Monday, October 29, 2007

The Parable of the Cow Patties

A parable, if you check your Funk & Wagnalls, is "a short narrative making a moral or religious point by comparison with natural or homely things. See allegory."

My father was brought up on a farm. It's gone now, the 19th century house, the barn, the pasture, everything, but I remember it well, in its latter days. The barn stood back at a distance from the house, the space between contained a few cow droppings and a number of hens scratching out a living, you might say. As a boy, I would chase the hens when no-one was looking and the rooster wasn't near. Hens are not good fliers but, in an emergency they could make it to the roof of the coop if not the barn.

As a boy, my father told me, he had an obsession. He wanted to make a cow patty stick under the eave of the barn. Not an easy thing to do. If the patty was old and dry, it would not stick. If it was too fresh, it would either run between the fingers or splatter when it hit the eave. It had to be in between. It had to be just right. But even if the consistency was perfect, skill was required to judge the weight, throw it up at the right angle and speed. Wrist action was important.

It took him a long time to perfect the art.

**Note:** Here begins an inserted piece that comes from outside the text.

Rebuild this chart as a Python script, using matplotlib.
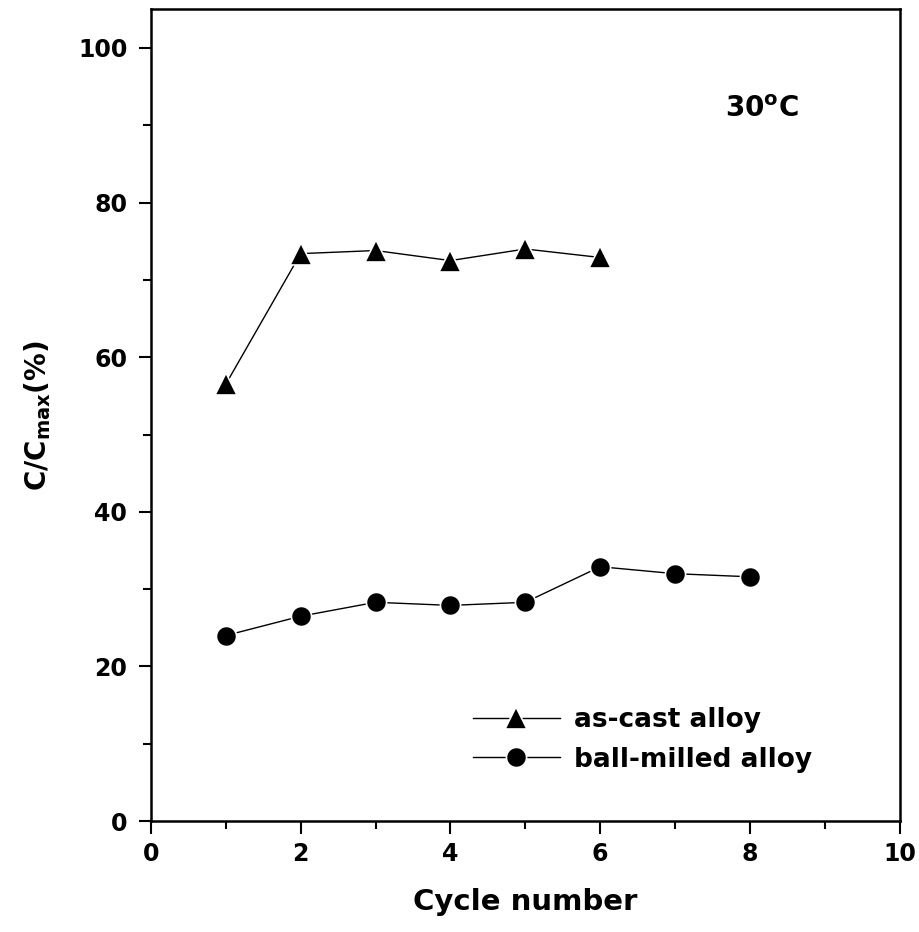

He told me all this a few days before I left home to set out on my journey into the world. There is something Biblical about a father's advice to a departing son. I didn't forget it. I gathered from all this that if you knew how to throw the bull, you could go a long way. But mind you, it had to be the right kind and you had to have the knack of throwing it (a few politicians come to mind) or it would come back in your face.

My father, like Jesus, spoke in parables.